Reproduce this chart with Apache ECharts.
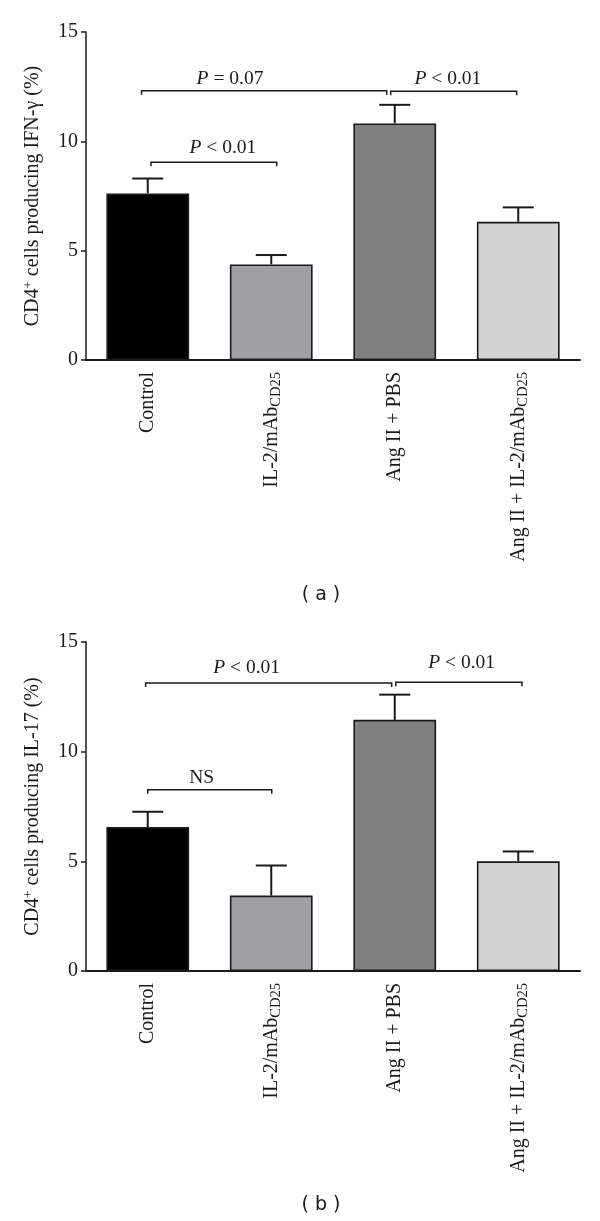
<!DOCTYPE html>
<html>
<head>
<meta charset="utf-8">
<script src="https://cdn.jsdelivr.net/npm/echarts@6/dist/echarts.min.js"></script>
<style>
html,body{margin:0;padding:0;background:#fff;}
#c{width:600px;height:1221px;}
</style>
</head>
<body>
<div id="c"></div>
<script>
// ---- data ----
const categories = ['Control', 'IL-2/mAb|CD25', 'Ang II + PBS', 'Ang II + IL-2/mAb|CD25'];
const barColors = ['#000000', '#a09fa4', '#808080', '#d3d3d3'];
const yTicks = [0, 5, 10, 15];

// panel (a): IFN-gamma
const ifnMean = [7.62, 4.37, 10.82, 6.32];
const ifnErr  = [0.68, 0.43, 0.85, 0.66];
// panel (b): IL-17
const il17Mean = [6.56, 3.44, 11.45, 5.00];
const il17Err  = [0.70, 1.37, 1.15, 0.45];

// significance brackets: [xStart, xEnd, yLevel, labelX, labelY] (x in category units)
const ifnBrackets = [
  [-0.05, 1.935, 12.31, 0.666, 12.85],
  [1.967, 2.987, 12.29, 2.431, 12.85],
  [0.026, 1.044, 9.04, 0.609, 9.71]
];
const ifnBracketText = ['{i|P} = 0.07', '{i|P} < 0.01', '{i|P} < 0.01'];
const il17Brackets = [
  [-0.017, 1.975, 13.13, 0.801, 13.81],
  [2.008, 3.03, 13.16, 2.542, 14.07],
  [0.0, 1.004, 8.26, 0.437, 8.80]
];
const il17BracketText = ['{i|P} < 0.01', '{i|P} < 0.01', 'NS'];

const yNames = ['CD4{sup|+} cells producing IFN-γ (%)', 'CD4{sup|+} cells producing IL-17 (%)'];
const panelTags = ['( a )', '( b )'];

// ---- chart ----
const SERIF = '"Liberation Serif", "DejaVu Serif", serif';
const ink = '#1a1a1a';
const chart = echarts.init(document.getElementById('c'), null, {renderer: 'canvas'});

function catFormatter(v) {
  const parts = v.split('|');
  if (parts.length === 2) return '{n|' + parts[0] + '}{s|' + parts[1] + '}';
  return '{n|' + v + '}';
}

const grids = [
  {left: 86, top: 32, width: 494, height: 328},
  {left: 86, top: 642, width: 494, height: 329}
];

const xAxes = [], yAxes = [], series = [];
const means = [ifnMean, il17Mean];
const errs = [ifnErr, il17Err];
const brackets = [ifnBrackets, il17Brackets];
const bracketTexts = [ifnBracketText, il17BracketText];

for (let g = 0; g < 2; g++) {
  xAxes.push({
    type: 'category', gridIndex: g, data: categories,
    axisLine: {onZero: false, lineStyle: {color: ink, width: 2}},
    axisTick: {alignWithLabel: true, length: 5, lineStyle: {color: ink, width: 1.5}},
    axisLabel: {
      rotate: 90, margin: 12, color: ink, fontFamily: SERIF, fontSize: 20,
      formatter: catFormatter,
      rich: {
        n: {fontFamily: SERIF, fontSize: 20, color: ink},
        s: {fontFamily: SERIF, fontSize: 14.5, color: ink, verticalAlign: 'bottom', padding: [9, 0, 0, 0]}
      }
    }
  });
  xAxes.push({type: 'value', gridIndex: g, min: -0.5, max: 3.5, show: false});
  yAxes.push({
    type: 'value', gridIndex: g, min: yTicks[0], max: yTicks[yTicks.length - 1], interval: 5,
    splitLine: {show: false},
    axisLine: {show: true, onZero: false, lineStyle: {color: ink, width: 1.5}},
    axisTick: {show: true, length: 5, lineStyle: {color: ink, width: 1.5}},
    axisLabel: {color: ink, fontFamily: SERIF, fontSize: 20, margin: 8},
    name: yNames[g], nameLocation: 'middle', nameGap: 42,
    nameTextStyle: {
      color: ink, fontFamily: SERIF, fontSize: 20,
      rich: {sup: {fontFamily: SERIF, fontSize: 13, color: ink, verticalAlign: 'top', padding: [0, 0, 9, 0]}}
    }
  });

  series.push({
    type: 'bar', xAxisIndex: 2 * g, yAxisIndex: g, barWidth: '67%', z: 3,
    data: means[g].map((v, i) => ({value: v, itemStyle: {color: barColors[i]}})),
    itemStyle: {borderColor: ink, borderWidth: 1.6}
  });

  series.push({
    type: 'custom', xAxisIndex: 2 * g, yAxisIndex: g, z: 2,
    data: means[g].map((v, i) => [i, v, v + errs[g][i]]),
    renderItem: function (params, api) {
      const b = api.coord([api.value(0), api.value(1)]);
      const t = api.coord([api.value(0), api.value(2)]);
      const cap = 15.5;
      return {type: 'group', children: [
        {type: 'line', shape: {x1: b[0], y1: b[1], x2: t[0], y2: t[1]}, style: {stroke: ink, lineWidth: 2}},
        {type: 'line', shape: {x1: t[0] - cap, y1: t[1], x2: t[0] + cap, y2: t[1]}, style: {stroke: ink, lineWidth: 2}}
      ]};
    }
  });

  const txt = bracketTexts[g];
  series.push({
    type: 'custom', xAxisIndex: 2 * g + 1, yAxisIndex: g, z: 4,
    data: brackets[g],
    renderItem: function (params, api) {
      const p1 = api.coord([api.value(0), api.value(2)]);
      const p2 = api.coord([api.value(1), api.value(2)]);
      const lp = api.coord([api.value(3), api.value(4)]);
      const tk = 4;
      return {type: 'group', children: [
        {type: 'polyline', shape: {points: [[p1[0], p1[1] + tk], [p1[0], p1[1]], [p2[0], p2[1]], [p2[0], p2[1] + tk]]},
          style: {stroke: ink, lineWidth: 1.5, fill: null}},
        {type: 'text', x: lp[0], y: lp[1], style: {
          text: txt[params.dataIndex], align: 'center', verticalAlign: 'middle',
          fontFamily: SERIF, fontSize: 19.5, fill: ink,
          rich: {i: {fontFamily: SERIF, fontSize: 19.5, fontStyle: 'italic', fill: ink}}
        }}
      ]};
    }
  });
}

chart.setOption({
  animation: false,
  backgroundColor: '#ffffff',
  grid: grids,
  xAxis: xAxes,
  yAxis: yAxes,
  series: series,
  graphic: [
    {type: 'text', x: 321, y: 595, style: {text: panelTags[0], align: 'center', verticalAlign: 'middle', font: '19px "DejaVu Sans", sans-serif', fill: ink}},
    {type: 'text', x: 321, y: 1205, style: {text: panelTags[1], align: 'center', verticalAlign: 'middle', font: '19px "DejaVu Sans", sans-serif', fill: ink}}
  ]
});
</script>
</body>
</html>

*INSTRUCTIONS TO FOLLOW*: All of the material above is to be copied exactly, except for its images.

*TASK RESULT*:
Reproduce this chart with Apache ECharts.
<!DOCTYPE html>
<html>
<head>
<meta charset="utf-8">
<script src="https://cdn.jsdelivr.net/npm/echarts@6/dist/echarts.min.js"></script>
<style>
html,body{margin:0;padding:0;background:#fff;}
#c{width:600px;height:1221px;}
</style>
</head>
<body>
<div id="c"></div>
<script>
// ---- data ----
const categories = ['Control', 'IL-2/mAb|CD25', 'Ang II + PBS', 'Ang II + IL-2/mAb|CD25'];
const barColors = ['#000000', '#a09fa4', '#808080', '#d3d3d3'];
const yTicks = [0, 5, 10, 15];

// panel (a): IFN-gamma
const ifnMean = [7.62, 4.37, 10.82, 6.32];
const ifnErr  = [0.68, 0.43, 0.85, 0.66];
// panel (b): IL-17
const il17Mean = [6.56, 3.44, 11.45, 5.00];
const il17Err  = [0.70, 1.37, 1.15, 0.45];

// significance brackets: [xStart, xEnd, yLevel, labelX, labelY] (x in category units)
const ifnBrackets = [
  [-0.05, 1.935, 12.31, 0.666, 12.85],
  [1.967, 2.987, 12.29, 2.431, 12.85],
  [0.026, 1.044, 9.04, 0.609, 9.71]
];
const ifnBracketText = ['{i|P} = 0.07', '{i|P} < 0.01', '{i|P} < 0.01'];
const il17Brackets = [
  [-0.017, 1.975, 13.13, 0.801, 13.81],
  [2.008, 3.03, 13.16, 2.542, 14.07],
  [0.0, 1.004, 8.26, 0.437, 8.80]
];
const il17BracketText = ['{i|P} < 0.01', '{i|P} < 0.01', 'NS'];

const yNames = ['CD4{sup|+} cells producing IFN-γ (%)', 'CD4{sup|+} cells producing IL-17 (%)'];
const panelTags = ['( a )', '( b )'];

// ---- chart ----
const SERIF = '"Liberation Serif", "DejaVu Serif", serif';
const ink = '#1a1a1a';
const chart = echarts.init(document.getElementById('c'), null, {renderer: 'canvas'});

function catFormatter(v) {
  const parts = v.split('|');
  if (parts.length === 2) return '{n|' + parts[0] + '}{s|' + parts[1] + '}';
  return '{n|' + v + '}';
}

const grids = [
  {left: 86, top: 32, width: 494, height: 328},
  {left: 86, top: 642, width: 494, height: 329}
];

const xAxes = [], yAxes = [], series = [];
const means = [ifnMean, il17Mean];
const errs = [ifnErr, il17Err];
const brackets = [ifnBrackets, il17Brackets];
const bracketTexts = [ifnBracketText, il17BracketText];

for (let g = 0; g < 2; g++) {
  xAxes.push({
    type: 'category', gridIndex: g, data: categories,
    axisLine: {onZero: false, lineStyle: {color: ink, width: 2}},
    axisTick: {alignWithLabel: true, length: 5, lineStyle: {color: ink, width: 1.5}},
    axisLabel: {
      rotate: 90, margin: 12, color: ink, fontFamily: SERIF, fontSize: 20,
      formatter: catFormatter,
      rich: {
        n: {fontFamily: SERIF, fontSize: 20, color: ink},
        s: {fontFamily: SERIF, fontSize: 14.5, color: ink, verticalAlign: 'bottom', padding: [9, 0, 0, 0]}
      }
    }
  });
  xAxes.push({type: 'value', gridIndex: g, min: -0.5, max: 3.5, show: false});
  yAxes.push({
    type: 'value', gridIndex: g, min: yTicks[0], max: yTicks[yTicks.length - 1], interval: 5,
    splitLine: {show: false},
    axisLine: {show: true, onZero: false, lineStyle: {color: ink, width: 1.5}},
    axisTick: {show: true, length: 5, lineStyle: {color: ink, width: 1.5}},
    axisLabel: {color: ink, fontFamily: SERIF, fontSize: 20, margin: 8},
    name: yNames[g], nameLocation: 'middle', nameGap: 42,
    nameTextStyle: {
      color: ink, fontFamily: SERIF, fontSize: 20,
      rich: {sup: {fontFamily: SERIF, fontSize: 13, color: ink, verticalAlign: 'top', padding: [0, 0, 9, 0]}}
    }
  });

  series.push({
    type: 'bar', xAxisIndex: 2 * g, yAxisIndex: g, barWidth: '67%', z: 3,
    data: means[g].map((v, i) => ({value: v, itemStyle: {color: barColors[i]}})),
    itemStyle: {borderColor: ink, borderWidth: 1.6}
  });

  series.push({
    type: 'custom', xAxisIndex: 2 * g, yAxisIndex: g, z: 2,
    data: means[g].map((v, i) => [i, v, v + errs[g][i]]),
    renderItem: function (params, api) {
      const b = api.coord([api.value(0), api.value(1)]);
      const t = api.coord([api.value(0), api.value(2)]);
      const cap = 15.5;
      return {type: 'group', children: [
        {type: 'line', shape: {x1: b[0], y1: b[1], x2: t[0], y2: t[1]}, style: {stroke: ink, lineWidth: 2}},
        {type: 'line', shape: {x1: t[0] - cap, y1: t[1], x2: t[0] + cap, y2: t[1]}, style: {stroke: ink, lineWidth: 2}}
      ]};
    }
  });

  const txt = bracketTexts[g];
  series.push({
    type: 'custom', xAxisIndex: 2 * g + 1, yAxisIndex: g, z: 4,
    data: brackets[g],
    renderItem: function (params, api) {
      const p1 = api.coord([api.value(0), api.value(2)]);
      const p2 = api.coord([api.value(1), api.value(2)]);
      const lp = api.coord([api.value(3), api.value(4)]);
      const tk = 4;
      return {type: 'group', children: [
        {type: 'polyline', shape: {points: [[p1[0], p1[1] + tk], [p1[0], p1[1]], [p2[0], p2[1]], [p2[0], p2[1] + tk]]},
          style: {stroke: ink, lineWidth: 1.5, fill: null}},
        {type: 'text', x: lp[0], y: lp[1], style: {
          text: txt[params.dataIndex], align: 'center', verticalAlign: 'middle',
          fontFamily: SERIF, fontSize: 19.5, fill: ink,
          rich: {i: {fontFamily: SERIF, fontSize: 19.5, fontStyle: 'italic', fill: ink}}
        }}
      ]};
    }
  });
}

chart.setOption({
  animation: false,
  backgroundColor: '#ffffff',
  grid: grids,
  xAxis: xAxes,
  yAxis: yAxes,
  series: series,
  graphic: [
    {type: 'text', x: 321, y: 595, style: {text: panelTags[0], align: 'center', verticalAlign: 'middle', font: '19px "DejaVu Sans", sans-serif', fill: ink}},
    {type: 'text', x: 321, y: 1205, style: {text: panelTags[1], align: 'center', verticalAlign: 'middle', font: '19px "DejaVu Sans", sans-serif', fill: ink}}
  ]
});
</script>
</body>
</html>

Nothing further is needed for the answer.